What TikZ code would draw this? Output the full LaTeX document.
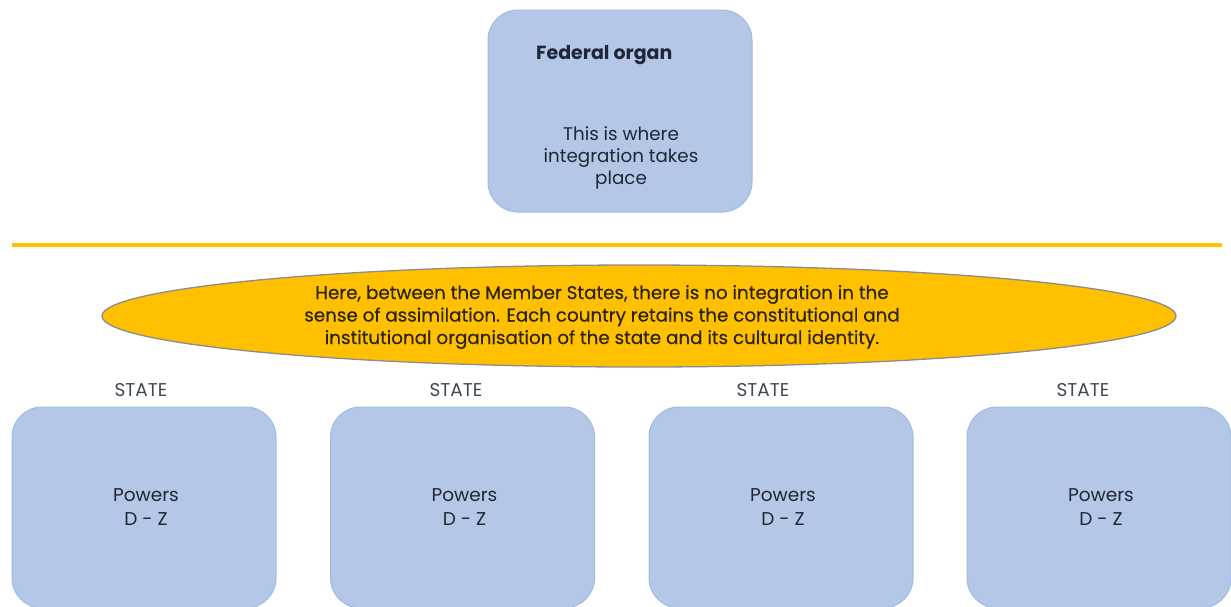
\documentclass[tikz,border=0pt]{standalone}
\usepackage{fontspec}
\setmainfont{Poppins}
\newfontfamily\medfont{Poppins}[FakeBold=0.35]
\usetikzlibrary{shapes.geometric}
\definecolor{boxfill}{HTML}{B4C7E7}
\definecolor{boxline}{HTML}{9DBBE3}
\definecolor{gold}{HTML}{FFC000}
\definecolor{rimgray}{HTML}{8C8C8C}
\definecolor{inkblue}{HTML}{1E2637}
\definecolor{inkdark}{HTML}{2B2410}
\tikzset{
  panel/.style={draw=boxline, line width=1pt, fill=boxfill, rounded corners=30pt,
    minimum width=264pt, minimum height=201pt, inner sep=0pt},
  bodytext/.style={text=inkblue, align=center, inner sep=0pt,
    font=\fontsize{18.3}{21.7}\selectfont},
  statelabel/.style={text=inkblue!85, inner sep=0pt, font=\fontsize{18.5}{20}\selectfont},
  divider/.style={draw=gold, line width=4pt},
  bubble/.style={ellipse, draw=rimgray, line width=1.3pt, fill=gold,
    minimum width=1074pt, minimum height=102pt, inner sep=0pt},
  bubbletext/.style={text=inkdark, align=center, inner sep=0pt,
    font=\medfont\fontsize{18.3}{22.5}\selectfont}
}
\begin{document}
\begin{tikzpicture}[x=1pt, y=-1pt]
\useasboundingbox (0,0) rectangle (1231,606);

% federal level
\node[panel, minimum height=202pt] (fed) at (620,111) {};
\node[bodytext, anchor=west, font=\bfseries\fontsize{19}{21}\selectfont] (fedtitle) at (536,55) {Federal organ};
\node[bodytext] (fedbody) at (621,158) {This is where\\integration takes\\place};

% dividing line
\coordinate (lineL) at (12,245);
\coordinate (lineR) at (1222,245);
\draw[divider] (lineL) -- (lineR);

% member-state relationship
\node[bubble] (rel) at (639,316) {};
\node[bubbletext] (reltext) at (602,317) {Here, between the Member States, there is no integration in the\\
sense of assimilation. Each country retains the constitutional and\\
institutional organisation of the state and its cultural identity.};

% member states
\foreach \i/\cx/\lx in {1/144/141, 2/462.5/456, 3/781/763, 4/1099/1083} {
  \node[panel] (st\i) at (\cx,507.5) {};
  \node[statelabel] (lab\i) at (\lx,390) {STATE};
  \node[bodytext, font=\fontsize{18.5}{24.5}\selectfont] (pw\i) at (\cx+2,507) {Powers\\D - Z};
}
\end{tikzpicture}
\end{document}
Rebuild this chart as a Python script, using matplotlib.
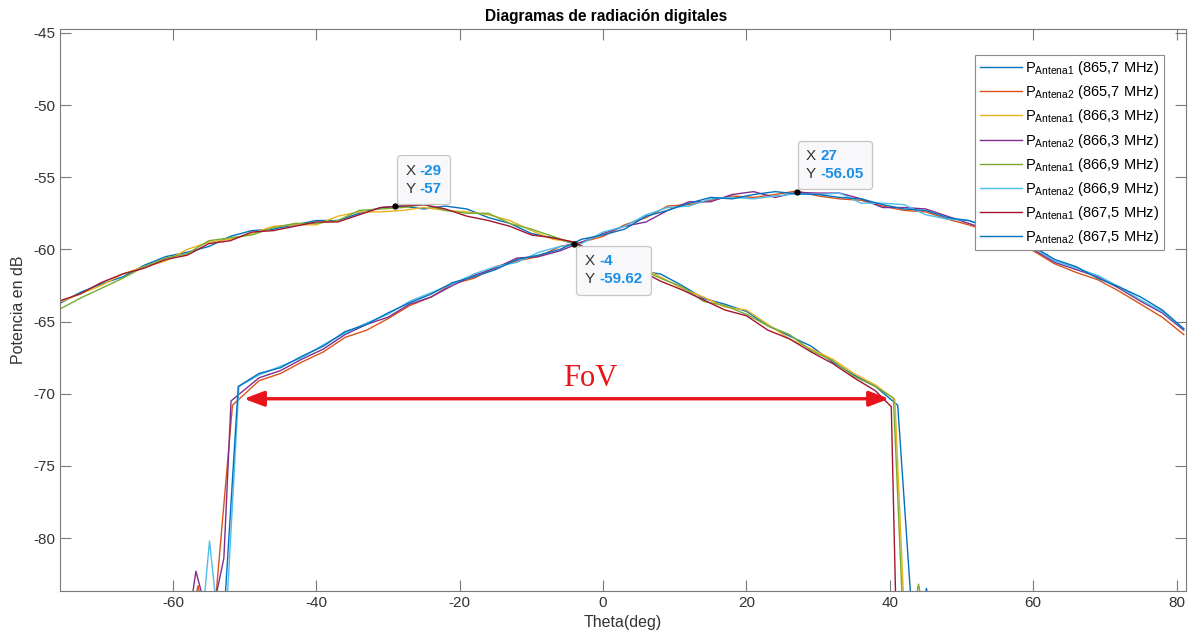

=======

*DESCRIPTION OF THE TASK:* Quote the entries in full. Any image among them is to be omitted from the copy.

*COMPLETED TASK:*
What TikZ code would draw this? Output the full LaTeX document.
\documentclass[tikz,border=0pt]{standalone}
\usepackage{fontspec}
\setmainfont{Poppins}
\newfontfamily\medfont{Poppins}[FakeBold=0.35]
\usetikzlibrary{shapes.geometric}
\definecolor{boxfill}{HTML}{B4C7E7}
\definecolor{boxline}{HTML}{9DBBE3}
\definecolor{gold}{HTML}{FFC000}
\definecolor{rimgray}{HTML}{8C8C8C}
\definecolor{inkblue}{HTML}{1E2637}
\definecolor{inkdark}{HTML}{2B2410}
\tikzset{
  panel/.style={draw=boxline, line width=1pt, fill=boxfill, rounded corners=30pt,
    minimum width=264pt, minimum height=201pt, inner sep=0pt},
  bodytext/.style={text=inkblue, align=center, inner sep=0pt,
    font=\fontsize{18.3}{21.7}\selectfont},
  statelabel/.style={text=inkblue!85, inner sep=0pt, font=\fontsize{18.5}{20}\selectfont},
  divider/.style={draw=gold, line width=4pt},
  bubble/.style={ellipse, draw=rimgray, line width=1.3pt, fill=gold,
    minimum width=1074pt, minimum height=102pt, inner sep=0pt},
  bubbletext/.style={text=inkdark, align=center, inner sep=0pt,
    font=\medfont\fontsize{18.3}{22.5}\selectfont}
}
\begin{document}
\begin{tikzpicture}[x=1pt, y=-1pt]
\useasboundingbox (0,0) rectangle (1231,606);

% federal level
\node[panel, minimum height=202pt] (fed) at (620,111) {};
\node[bodytext, anchor=west, font=\bfseries\fontsize{19}{21}\selectfont] (fedtitle) at (536,55) {Federal organ};
\node[bodytext] (fedbody) at (621,158) {This is where\\integration takes\\place};

% dividing line
\coordinate (lineL) at (12,245);
\coordinate (lineR) at (1222,245);
\draw[divider] (lineL) -- (lineR);

% member-state relationship
\node[bubble] (rel) at (639,316) {};
\node[bubbletext] (reltext) at (602,317) {Here, between the Member States, there is no integration in the\\
sense of assimilation. Each country retains the constitutional and\\
institutional organisation of the state and its cultural identity.};

% member states
\foreach \i/\cx/\lx in {1/144/141, 2/462.5/456, 3/781/763, 4/1099/1083} {
  \node[panel] (st\i) at (\cx,507.5) {};
  \node[statelabel] (lab\i) at (\lx,390) {STATE};
  \node[bodytext, font=\fontsize{18.5}{24.5}\selectfont] (pw\i) at (\cx+2,507) {Powers\\D - Z};
}
\end{tikzpicture}
\end{document}
Rebuild this chart as a Python script, using matplotlib.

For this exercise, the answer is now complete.